La mise en décharge
Près de 178 décharges autorisées sont exploitées en France. Quels sont les enjeux de cette filière ?
Quelques chiffres
[Mis à jour le 16.12.2024]
Sur le territoire français, environ 178 décharges – ou ISDND, installations de stockage de déchets non dangereux – sont en fonctionnement à ce jour, et ont accueilli 14 millions de tonnes de déchets dits « non dangereux » en 2023. D’après l’enquête collecte de l’ADEME en 2021, 24% des ordures ménagères résiduelles (OMR), autrement dit des déchets de la poubelle noire des ménages en France ont été orientés vers l’enfouissement. Une décharge consiste à enfouir des déchets dans un grand trou de plusieurs hectares, creusé à même le sol (en général argileux), équipé de systèmes de drainages et de bâches afin d’éviter les fuites. Ce mode de traitement des déchets est polluant et non soutenable, car il participe à l’artificialisation des sols et détruit les déchets qui deviennent irrécupérables. Les décharges produisent en outre des déchets dangereux tels que les lixiviats, eaux de percolation chargées en polluants. Enfin, même équipées de systèmes de captage des gaz, les décharges émettent du méthane participant au changement climatique.

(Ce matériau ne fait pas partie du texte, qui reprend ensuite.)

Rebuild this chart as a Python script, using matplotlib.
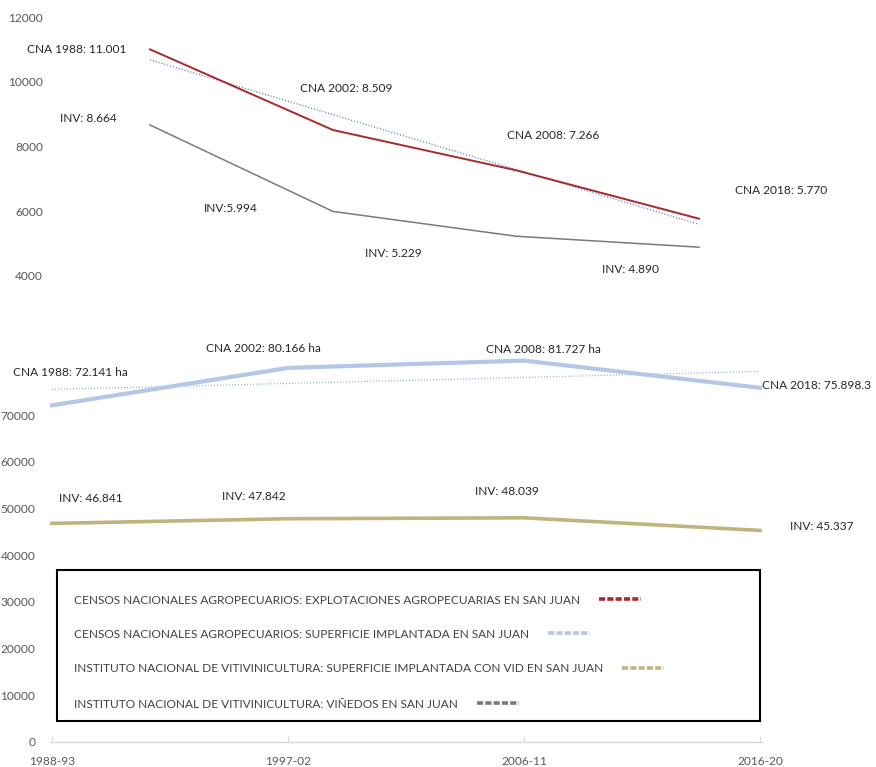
import numpy as np
import matplotlib
matplotlib.use("Agg")
import matplotlib.pyplot as plt
from matplotlib.lines import Line2D
from matplotlib.patches import Rectangle

plt.rcParams['font.family'] = ['Lato', 'DejaVu Sans']

# ---------------- data ----------------
periods = ["1988-93", "1997-02", "2006-11", "2016-20"]

explotaciones = [11001, 8509, 7266, 5770]          # CNA explotaciones agropecuarias
vinedos = [8664, 5994, 5229, 4890]                 # INV viñedos
superficie = [72141, 80166, 81727, 75898.3]        # CNA superficie implantada (ha)
superficie_vid = [46841, 47842, 48039, 45337]      # INV superficie con vid (ha)

expl_labels = ["CNA 1988: 11.001", "CNA 2002: 8.509", "CNA 2008: 7.266", "CNA 2018: 5.770"]
vin_labels = ["INV: 8.664", "INV:5.994", "INV: 5.229", "INV: 4.890"]
sup_labels = ["CNA 1988: 72.141 ha", "CNA 2002: 80.166 ha", "CNA 2008: 81.727 ha", "CNA 2018: 75.898.3"]
vid_labels = ["INV: 46.841", "INV: 47.842", "INV: 48.039", "INV: 45.337"]

top_ticks = [4000, 6000, 8000, 10000, 12000]
bottom_ticks = [0, 10000, 20000, 30000, 40000, 50000, 60000, 70000]

legend_labels = [
    "CENSOS NACIONALES AGROPECUARIOS: EXPLOTACIONES AGROPECUARIAS EN SAN JUAN",
    "CENSOS NACIONALES AGROPECUARIOS: SUPERFICIE IMPLANTADA EN SAN JUAN",
    "INSTITUTO NACIONAL DE VITIVINICULTURA: SUPERFICIE IMPLANTADA CON VID EN SAN JUAN",
    "INSTITUTO NACIONAL DE VITIVINICULTURA: VIÑEDOS EN SAN JUAN",
]

# ---------------- style ----------------
RED = "#A8292B"
GRAY = "#7A7A7A"
BLUE = "#B4C7E7"
OLIVE = "#BFB57C"
TREND_TOP = "#4472C4"
TREND_BOT = "#8FAADC"
TXT = "#262626"
TICK = "#595959"
FS = 8.6

W, H = 876, 767
fig = plt.figure(figsize=(W / 100, H / 100), dpi=100)

def fbox(x0, y0, x1, y1):
    return [x0 / W, 1 - y1 / H, (x1 - x0) / W, (y1 - y0) / H]

x = np.arange(len(periods))

# ---------------- top axes ----------------
ax1 = fig.add_axes(fbox(150, 17, 699, 276))
ax1.plot(x, explotaciones, color=RED, lw=1.4, clip_on=False, zorder=3)
ax1.plot(x, vinedos, color=GRAY, lw=1.1, clip_on=False, zorder=3)
c1 = np.polyfit(x, explotaciones, 1)
ax1.plot(x, np.polyval(c1, x), color=TREND_TOP, lw=0.9, ls=(0, (0.8, 1.6)), clip_on=False, zorder=2)
ax1.set_xlim(0, 3)
ax1.set_ylim(4000, 12000)
ax1.set_yticks(top_ticks)
ax1.set_yticklabels([str(t) for t in top_ticks])
ax1.set_xticks([])
ax1.tick_params(axis='y', length=0, pad=77, labelsize=FS, labelcolor=TICK)
for s in ax1.spines.values():
    s.set_visible(False)
ax1.patch.set_alpha(0)

expl_off = [(-73, 0), (13, 42), (37, 35), (82, 28)]
vin_off = [(-62, 7), (-102, 3), (-123, -17), (-69, -22)]
for i in range(4):
    ax1.annotate(expl_labels[i], (x[i], explotaciones[i]), xytext=expl_off[i],
                 textcoords='offset pixels', ha='center', va='center',
                 fontsize=FS, color=TXT, annotation_clip=False)
    ax1.annotate(vin_labels[i], (x[i], vinedos[i]), xytext=vin_off[i],
                 textcoords='offset pixels', ha='center', va='center',
                 fontsize=FS, color=TXT, annotation_clip=False)

# ---------------- bottom axes ----------------
ax2 = fig.add_axes(fbox(52, 322, 760, 742))
ax2.plot(x, superficie, color=BLUE, lw=3.0, clip_on=False, zorder=3)
ax2.plot(x, superficie_vid, color=OLIVE, lw=2.6, clip_on=False, zorder=3)
c2 = np.polyfit(x, superficie, 1)
ax2.plot(x, np.polyval(c2, x), color=TREND_BOT, lw=0.9, ls=(0, (0.8, 1.6)), clip_on=False, zorder=2)
ax2.set_xlim(0, 3)
ax2.set_ylim(0, 90000)
ax2.set_yticks(bottom_ticks)
ax2.set_yticklabels([str(t) for t in bottom_ticks])
ax2.set_xticks(x)
ax2.set_xticklabels(periods)
ax2.tick_params(axis='y', length=0, pad=12, labelsize=FS, labelcolor=TICK)
ax2.tick_params(axis='x', direction='in', length=4, color="#D9D9D9", pad=10,
                labelsize=FS, labelcolor=TICK)
for k in ['top', 'right', 'left']:
    ax2.spines[k].set_visible(False)
ax2.spines['bottom'].set_color("#D9D9D9")
ax2.spines['bottom'].set_linewidth(1.0)
ax2.spines['bottom'].set_bounds(-0.01, 3.01)
ax2.patch.set_alpha(0)

sup_off = [(18, 33), (-25, 19), (19, 11), (57, 2)]
vid_off = [(39, 25), (-34, 22), (-17, 26), (62, 4)]
for i in range(4):
    ax2.annotate(sup_labels[i], (x[i], superficie[i]), xytext=sup_off[i],
                 textcoords='offset pixels', ha='center', va='center',
                 fontsize=FS, color=TXT, annotation_clip=False)
    ax2.annotate(vid_labels[i], (x[i], superficie_vid[i]), xytext=vid_off[i],
                 textcoords='offset pixels', ha='center', va='center',
                 fontsize=FS, color=TXT, annotation_clip=False)

# ---------------- legend box ----------------
fig.patches.append(Rectangle((57 / W, 1 - 721 / H), (760 - 57) / W, (721 - 570) / H,
                             transform=fig.transFigure, facecolor='white',
                             edgecolor='black', lw=1.5, zorder=5))
leg_colors = [RED, BLUE, OLIVE, GRAY]
leg_y = [600, 634, 669, 704]
for lab, col, yy in zip(legend_labels, leg_colors, leg_y):
    h = Line2D([], [], color=col, lw=2.6, ls=(0, (1.7, 0.6)))
    lg = fig.legend([h], [lab], loc='center left', bbox_to_anchor=(68 / W, 1 - yy / H),
                    frameon=False, markerfirst=False, handlelength=3.5, handletextpad=1.6,
                    borderpad=0, fontsize=FS, labelcolor="#404040")
    lg.set_zorder(6)

fig.savefig("out.png", dpi=100)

Quelle réglementation applicable ?
La mise en décharge est encadrée par l’arrêté du 15 février 2016 qui regroupe la majeure partie des normes applicables. Ce texte prévoit notamment que les décharges doivent être équipées de système de captage des gaz, lesquels doivent être a minima torchés (autrement dit brulés), ou valorisés énergétiquement. L’exploitation se déroule par casiers successifs, c’est-à-dire qu’une petite zone est exploitée sur une durée relativement courte (de l’ordre de un à deux ans), et recouverte pour ensuite passer à l’enfouissement sur une autre zone, etc. Le massif de déchets doit être régulièrement recouvert d’une couche de matériaux évitant les envols et réduisant les nuisances. De même, les lixiviats (eaux qui percolent dans les déchets) doivent être captés et en règle générale traités sur place. L’arrêté prévoit enfin les différents seuils à respecter dans les polluants émis, en particulier s’agissant des rejets aqueux des décharges. Un certain nombre de normes sont précisées dans l’arrêté préfectoral autorisant l’installation. Cet arrêté, qui est communicable de droit à toute personne qui en fait la demande, doit donc être systématiquement consulté pour connaître les obligations de l’exploitant avec précision.

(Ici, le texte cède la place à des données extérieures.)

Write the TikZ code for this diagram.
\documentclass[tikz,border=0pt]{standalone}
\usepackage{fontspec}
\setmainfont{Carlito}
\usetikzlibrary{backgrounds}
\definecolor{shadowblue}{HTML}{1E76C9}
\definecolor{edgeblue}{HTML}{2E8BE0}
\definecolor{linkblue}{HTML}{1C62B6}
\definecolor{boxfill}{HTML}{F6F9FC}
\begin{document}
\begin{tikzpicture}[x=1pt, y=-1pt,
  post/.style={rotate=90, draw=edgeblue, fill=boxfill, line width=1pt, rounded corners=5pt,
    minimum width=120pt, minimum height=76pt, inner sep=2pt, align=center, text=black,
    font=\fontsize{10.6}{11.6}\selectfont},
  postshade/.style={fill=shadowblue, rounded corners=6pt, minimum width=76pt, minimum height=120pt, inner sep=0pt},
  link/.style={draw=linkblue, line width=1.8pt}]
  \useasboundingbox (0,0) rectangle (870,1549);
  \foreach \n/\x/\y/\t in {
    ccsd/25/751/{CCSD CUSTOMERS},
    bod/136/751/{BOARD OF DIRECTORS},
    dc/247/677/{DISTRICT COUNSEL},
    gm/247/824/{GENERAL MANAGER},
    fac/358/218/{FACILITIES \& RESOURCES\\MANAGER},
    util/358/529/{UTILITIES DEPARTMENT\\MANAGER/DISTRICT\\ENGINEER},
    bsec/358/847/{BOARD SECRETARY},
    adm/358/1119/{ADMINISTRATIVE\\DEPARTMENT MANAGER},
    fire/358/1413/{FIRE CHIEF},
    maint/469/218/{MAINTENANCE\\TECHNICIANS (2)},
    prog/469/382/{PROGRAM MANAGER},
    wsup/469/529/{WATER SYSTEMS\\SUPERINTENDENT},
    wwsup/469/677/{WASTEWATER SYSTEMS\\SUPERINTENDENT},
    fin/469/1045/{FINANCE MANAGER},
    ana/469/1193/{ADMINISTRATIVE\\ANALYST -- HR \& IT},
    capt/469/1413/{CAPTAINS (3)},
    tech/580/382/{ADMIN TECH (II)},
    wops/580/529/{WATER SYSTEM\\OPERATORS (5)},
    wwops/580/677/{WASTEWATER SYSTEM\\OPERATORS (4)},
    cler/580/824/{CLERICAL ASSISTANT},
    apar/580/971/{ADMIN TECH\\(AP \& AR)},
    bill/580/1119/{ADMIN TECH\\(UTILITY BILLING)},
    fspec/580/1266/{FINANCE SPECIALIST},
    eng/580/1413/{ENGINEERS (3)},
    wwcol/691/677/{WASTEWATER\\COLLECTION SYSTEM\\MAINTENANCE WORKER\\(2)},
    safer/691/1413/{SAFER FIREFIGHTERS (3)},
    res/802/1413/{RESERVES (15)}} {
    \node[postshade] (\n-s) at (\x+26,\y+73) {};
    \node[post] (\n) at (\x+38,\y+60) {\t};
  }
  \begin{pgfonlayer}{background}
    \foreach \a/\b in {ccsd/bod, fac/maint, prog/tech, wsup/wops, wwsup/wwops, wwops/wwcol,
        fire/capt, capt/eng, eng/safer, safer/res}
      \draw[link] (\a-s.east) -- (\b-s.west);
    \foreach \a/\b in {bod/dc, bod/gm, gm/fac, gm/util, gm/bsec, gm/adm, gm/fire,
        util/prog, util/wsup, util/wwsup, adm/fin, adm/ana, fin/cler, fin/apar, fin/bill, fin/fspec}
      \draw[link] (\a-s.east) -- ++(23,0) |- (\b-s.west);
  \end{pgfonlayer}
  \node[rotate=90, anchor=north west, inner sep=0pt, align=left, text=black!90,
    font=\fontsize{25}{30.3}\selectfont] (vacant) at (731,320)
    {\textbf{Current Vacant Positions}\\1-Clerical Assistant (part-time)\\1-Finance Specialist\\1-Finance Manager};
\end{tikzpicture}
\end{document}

La loi de Transition Énergétique pour la Croissance Verte votée en 2015 prévoit une réduction de 50% des déchets non dangereux non inertes (hors BTP) enfouis en 2025 par rapport à 2010. Cela fixe donc la cible à atteindre en 2025 à 9,73 millions de tonnes de déchets enfouis; objectif pourtant bien éloigné des 14 millions de tonnes comptabilisées en 2023.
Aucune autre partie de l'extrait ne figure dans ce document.